No worries asking :)
You wrote your string to memory, but (as you may see in your function signature) calling that function needs a param. It wants to have the pointer to the place in memory where you stored the string.
So if you did:
in_str_pointer = 0 # you can make this one up. if there is nothing else in memory, `0` is a good value. otherwise be careful not to overwrite existing data in memory.
in_str = "Hello World"
:ok = WasmBinaryTrampoline.write_binary(memory, in_str_pointer, in_str)
0
is the pointer (the very first byte in memory). If you use any other pointer (because there may already be other stuff in memory at the early bytes, you need to use a different pointer).
Calling the function would be
{:ok, [out_str_pointer]} = Wasmex.call_function(instance, :string_receive_and_result_bytes, [in_str_pointer])
out_str = WasmBinaryTrampoline.read_binary(memory, out_str_pointer)
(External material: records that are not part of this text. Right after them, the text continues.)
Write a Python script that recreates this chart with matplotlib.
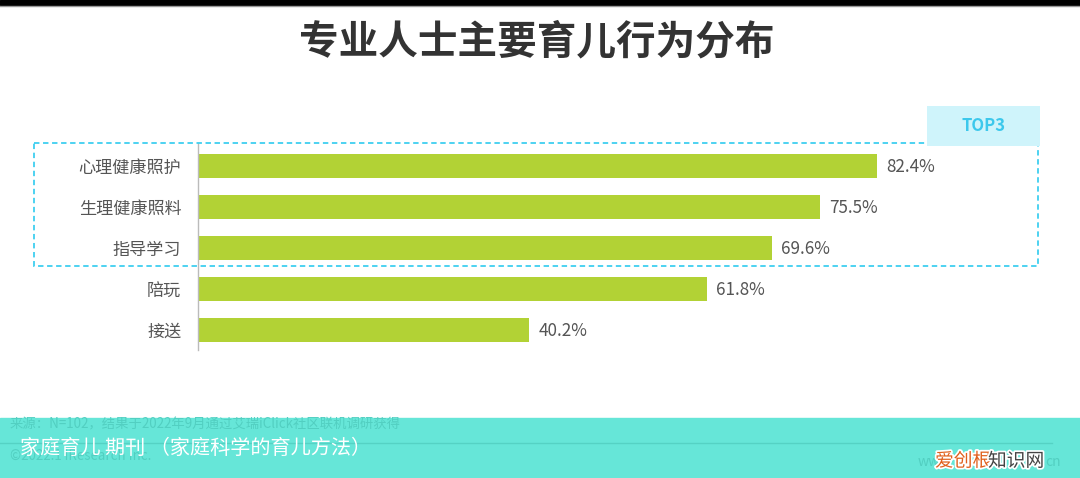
import matplotlib.pyplot as plt
from matplotlib.patches import Rectangle
import matplotlib.patheffects as pe

plt.rcParams['font.family'] = ['Noto Sans CJK SC', 'DejaVu Sans']

# data
categories = ["心理健康照护", "生理健康照料", "指导学习", "陪玩", "接送"]
values = [82.4, 75.5, 69.6, 61.8, 40.2]
value_labels = ["82.4%", "75.5%", "69.6%", "61.8%", "40.2%"]
title = "专业人士主要育儿行为分布"
source_note = "来源：N=102，结果于2022年9月通过艾瑞iClick社区联机调研获得"
copyright_note = "©2022.1 iResearch Inc."
caption = "家庭育儿 期刊 （家庭科学的育儿方法）"

W, H = 1080, 478
fig = plt.figure(figsize=(W / 100, H / 100), dpi=100)
fig.patch.set_facecolor("white")

def fx(px):
    return px / W

def fy(py):
    return 1 - py / H

# main bar axes
ax = fig.add_axes([fx(198), fy(350), fx(1022) - fx(198), fy(143) - fy(350)])
pos = list(range(len(categories)))
ax.barh(pos, values, height=0.59, color="#b2d235")
ax.set_xlim(0, 100)
ax.set_ylim(4.49, -0.56)
ax.set_yticks(pos)
ax.set_yticklabels(categories, fontsize=12.3, color="#555555")
ax.tick_params(axis="y", length=0, pad=12)
ax.set_xticks([])
for s in ["top", "right", "bottom"]:
    ax.spines[s].set_visible(False)
ax.spines["left"].set_color("#bbbbbb")
ax.spines["left"].set_linewidth(1)
for p, v, lab in zip(pos, values, value_labels):
    ax.text(v + 1.1, p + 0.02, lab, va="center", ha="left", fontsize=12.3, color="#555555")

# overlay axes in pixel coords
ov = fig.add_axes([0, 0, 1, 1])
ov.set_xlim(0, W)
ov.set_ylim(H, 0)
ov.axis("off")
ov.patch.set_alpha(0)

# top black strip
ov.add_patch(Rectangle((0, 0), W, 5, color="black"))
ov.plot([0, W], [5.5, 5.5], color="#999999", lw=1)

ov.text(W / 2 - 3, 42, title, ha="center", va="center", fontsize=28.5,
        fontweight="bold", color="#333333")

# TOP3 dashed box
ov.add_patch(Rectangle((34, 143), 1038 - 34, 266 - 143, fill=False,
                       edgecolor="#3fcff0", lw=1.3, linestyle=(0, (3, 2))))
ov.add_patch(Rectangle((927, 106), 113, 40, facecolor="#cff4fb", edgecolor="none"))
ov.text(983, 126, "TOP3", ha="center", va="center", fontsize=12,
        fontweight="bold", color="#3cc8ec")

# bottom band
ov.add_patch(Rectangle((0, 418), W, 60, color="#66e6d8"))
ov.text(10, 424, source_note, ha="left", va="center", fontsize=9.6, color="#52cfc1")
ov.plot([0, 1052], [443, 443], color="#55d2c4", lw=1)
ov.text(10, 456, copyright_note, ha="left", va="center", fontsize=9.6, color="#52cfc1")
ov.text(20, 448, caption, ha="left", va="center", fontsize=14.5, color="white")

# watermark
ov.text(918, 462, "ww", ha="left", va="center", fontsize=10, color="#52cfc1")
outline = [pe.withStroke(linewidth=2.5, foreground="white")]
ov.text(935, 461, "爱创根", ha="left", va="center", fontsize=13.5,
        color="#e0601c", path_effects=outline)
ov.text(988, 461, "知识网", ha="left", va="center", fontsize=13.5,
        color="#444444", path_effects=outline)
ov.text(1045, 462, "cn", ha="left", va="center", fontsize=10, color="#52cfc1")

fig.savefig("out.png", dpi=100)
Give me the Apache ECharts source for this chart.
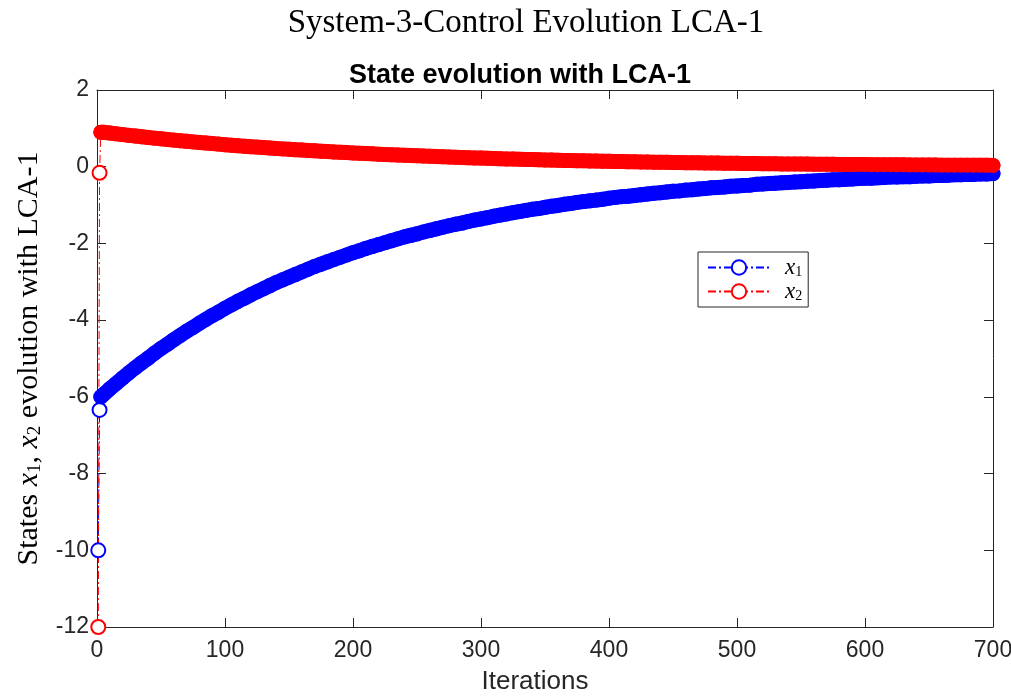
<!DOCTYPE html>
<html>
<head>
<meta charset="utf-8">
<script src="https://cdn.jsdelivr.net/npm/echarts@6/dist/echarts.min.js"></script>
<style>
  html, body { margin: 0; padding: 0; background: #ffffff; }
  #chart { width: 1011px; height: 696px; }
</style>
</head>
<body>
<div id="chart"></div>
<script>
// Iterations and state values of the closed-loop system under LCA-1.
const startIterations = [1, 2, 3];
const x1Start = [-10, -6.34, -6.0];
const x2Start = [-12, -0.16, 0.9];

// From iteration 5 onward the states are listed every 5 iterations (5 ... 700).
const denseStep = 5;
const x1Dense = [
  -5.94,-5.79,-5.65,-5.51,-5.37,-5.24,-5.11,-4.99,-4.86,-4.74,
  -4.63,-4.51,-4.40,-4.29,-4.19,-4.08,-3.98,-3.88,-3.79,-3.69,
  -3.60,-3.51,-3.43,-3.34,-3.26,-3.18,-3.10,-3.02,-2.95,-2.88,
  -2.81,-2.74,-2.67,-2.60,-2.54,-2.48,-2.42,-2.36,-2.30,-2.24,
  -2.19,-2.13,-2.08,-2.03,-1.98,-1.93,-1.88,-1.83,-1.79,-1.75,
  -1.70,-1.66,-1.62,-1.58,-1.54,-1.50,-1.47,-1.43,-1.39,-1.36,
  -1.33,-1.29,-1.26,-1.23,-1.20,-1.17,-1.14,-1.11,-1.09,-1.06,
  -1.03,-1.01,-0.98,-0.96,-0.93,-0.91,-0.89,-0.87,-0.85,-0.82,
  -0.80,-0.78,-0.77,-0.75,-0.73,-0.71,-0.69,-0.68,-0.66,-0.64,
  -0.63,-0.61,-0.60,-0.58,-0.57,-0.55,-0.54,-0.53,-0.51,-0.50,
  -0.49,-0.48,-0.46,-0.45,-0.44,-0.43,-0.42,-0.41,-0.40,-0.39,
  -0.38,-0.37,-0.36,-0.35,-0.34,-0.34,-0.33,-0.32,-0.31,-0.30,
  -0.30,-0.29,-0.28,-0.27,-0.27,-0.26,-0.26,-0.25,-0.24,-0.24,
  -0.23,-0.23,-0.22,-0.21,-0.21,-0.20,-0.20,-0.19,-0.19,-0.18
];
const x2Dense = [
  0.899,0.878,0.857,0.837,0.818,0.799,0.780,0.762,0.745,0.727,
  0.710,0.694,0.678,0.662,0.647,0.632,0.617,0.603,0.589,0.575,
  0.562,0.549,0.536,0.523,0.511,0.499,0.488,0.476,0.465,0.455,
  0.444,0.434,0.424,0.414,0.404,0.395,0.386,0.377,0.368,0.359,
  0.351,0.343,0.335,0.327,0.320,0.312,0.305,0.298,0.291,0.284,
  0.278,0.271,0.265,0.259,0.253,0.247,0.241,0.235,0.230,0.225,
  0.219,0.214,0.209,0.204,0.200,0.195,0.191,0.186,0.182,0.178,
  0.173,0.169,0.165,0.162,0.158,0.154,0.151,0.147,0.144,0.140,
  0.137,0.134,0.131,0.128,0.125,0.122,0.119,0.116,0.114,0.111,
  0.108,0.106,0.103,0.101,0.099,0.096,0.094,0.092,0.090,0.088,
  0.086,0.084,0.082,0.080,0.078,0.076,0.074,0.073,0.071,0.069,
  0.068,0.066,0.065,0.063,0.062,0.060,0.059,0.057,0.056,0.055,
  0.054,0.052,0.051,0.050,0.049,0.048,0.047,0.045,0.044,0.043,
  0.042,0.041,0.040,0.039,0.039,0.038,0.037,0.036,0.035,0.034
];

const xTicks = { min: 0, max: 700, interval: 100 };
const yTicks = { min: -12, max: 2, interval: 2 };

// Number of leading points drawn with hollow markers.
const hollowCount = 2;
const markerSize = 14;
const bandWidth = 15;

// [iteration, value] pairs for one state; the leading points keep hollow
// markers, the rest use filled markers that merge into a solid band.
function buildSeriesData(startVals, denseVals) {
  const pts = startIterations.map((it, i) => [it, startVals[i]]);
  denseVals.forEach((v, i) => pts.push([(i + 1) * denseStep, v]));
  return pts.map((p, i) => (i < hollowCount ? p : {
    value: p, symbol: 'circle', symbolSize: bandWidth, itemStyle: { borderWidth: 0 }
  }));
}

// Points of the converging stretch only (iteration 3 onward).
function buildBandData(startVals, denseVals) {
  const pts = [];
  startIterations.forEach((it, i) => { if (i >= hollowCount) pts.push([it, startVals[i]]); });
  denseVals.forEach((v, i) => pts.push([(i + 1) * denseStep, v]));
  return pts;
}

const axisColor = '#262626';
const sansFont = '"Liberation Sans", Arial, sans-serif';
const serifFont = '"Liberation Serif", "DejaVu Serif", serif';
const dashDot = [8, 3, 2, 3];
const blue = '#0000ff';
const red = '#ff0000';

const chart = echarts.init(document.getElementById('chart'), null, { renderer: 'canvas' });

function frameAxis(extra) {
  return Object.assign({
    type: 'value',
    axisLine: { show: true, onZero: false, lineStyle: { color: axisColor, width: 1 } },
    axisTick: { show: true, inside: true, length: 9, lineStyle: { color: axisColor } },
    splitLine: { show: false }
  }, extra);
}

function stateSeries(name, color, startVals, denseVals) {
  return [
    {
      name: name + ' band', type: 'line',
      data: buildBandData(startVals, denseVals),
      symbol: 'none', clip: false, silent: true,
      lineStyle: { color: color, width: bandWidth, type: 'solid', cap: 'round', join: 'round' },
      z: 2
    },
    {
      name: name, type: 'line',
      data: buildSeriesData(startVals, denseVals),
      symbol: 'emptyCircle', symbolSize: markerSize, showAllSymbol: true,
      clip: false,
      color: color,
      itemStyle: { color: color, borderColor: color, borderWidth: 1.5 },
      lineStyle: { color: color, width: 1, type: dashDot },
      z: 2
    }
  ];
}

const option = {
  backgroundColor: '#ffffff',
  animation: false,
  title: [
    {
      text: 'System-3-Control Evolution LCA-1',
      left: 521, top: 2, textAlign: 'center',
      textStyle: { fontFamily: serifFont, fontWeight: 'normal', fontSize: 33, color: '#000' }
    },
    {
      text: 'State evolution with LCA-1',
      left: 515, top: 57, textAlign: 'center',
      textStyle: { fontFamily: sansFont, fontWeight: 'bold', fontSize: 27, color: '#000' }
    }
  ],
  legend: {
    left: 698, top: 252,
    orient: 'vertical',
    backgroundColor: '#ffffff',
    borderColor: axisColor, borderWidth: 1,
    padding: [4, 6, 4, 9],
    itemWidth: 62, itemHeight: 18, itemGap: 1,
    data: ['x1', 'x2'],
    formatter: function (name) {
      return '{i|x}{s|' + (name === 'x1' ? '1' : '2') + '}';
    },
    textStyle: {
      padding: [0, 0, 0, 10],
      rich: {
        i: { fontFamily: serifFont, fontStyle: 'italic', fontSize: 23, color: '#000', lineHeight: 22 },
        s: { fontFamily: serifFont, fontSize: 14, color: '#000', padding: [9, 0, 0, 0], lineHeight: 22 }
      }
    }
  },
  grid: {
    left: 97, right: 18, top: 90, bottom: 69,
    containLabel: false, outerBoundsMode: 'none'
  },
  xAxis: [
    frameAxis({
      min: xTicks.min, max: xTicks.max, interval: xTicks.interval,
      position: 'bottom',
      name: 'Iterations', nameLocation: 'middle', nameGap: 42,
      nameTextStyle: { fontFamily: sansFont, fontSize: 26, color: '#262626', padding: [0, 20, 0, 0] },
      axisLabel: { fontFamily: sansFont, fontSize: 23, color: '#262626', margin: 12 }
    }),
    frameAxis({
      min: xTicks.min, max: xTicks.max, interval: xTicks.interval,
      position: 'top', axisLabel: { show: false }
    })
  ],
  yAxis: [
    frameAxis({
      min: yTicks.min, max: yTicks.max, interval: yTicks.interval,
      position: 'left',
      name: '{n|States }{i|x}{s|1}{n|, }{i|x}{s|2}{n| evolution with LCA-1}',
      nameLocation: 'middle', nameGap: 52,
      nameTextStyle: {
        rich: {
          n: { fontFamily: serifFont, fontSize: 30, color: '#000' },
          i: { fontFamily: serifFont, fontStyle: 'italic', fontSize: 30, color: '#000' },
          s: { fontFamily: serifFont, fontSize: 19, color: '#000', padding: [12, 0, 0, 0] }
        }
      },
      axisLabel: { fontFamily: sansFont, fontSize: 23, color: '#262626', margin: 8 }
    }),
    frameAxis({
      min: yTicks.min, max: yTicks.max, interval: yTicks.interval,
      position: 'right', axisLabel: { show: false }
    })
  ],
  series: [].concat(
    stateSeries('x1', blue, x1Start, x1Dense),
    stateSeries('x2', red, x2Start, x2Dense)
  )
};

chart.setOption(option);
</script>
</body>
</html>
Thanks again for the excellent response, now all the pieces fit together perfectly, I had not noticed that the parameter is just a pointer to the memory
First of all I would like to thank you for this excellent library. I need to call a function that takes a string as an argument and that returns a string as a result. In the examples I only saw the use of one or the other, never passing and receiving strings. It may seem trivial to expand, but I'm a little confused about the WASM API and the use of Memory to achieve this goal. Could someone help me?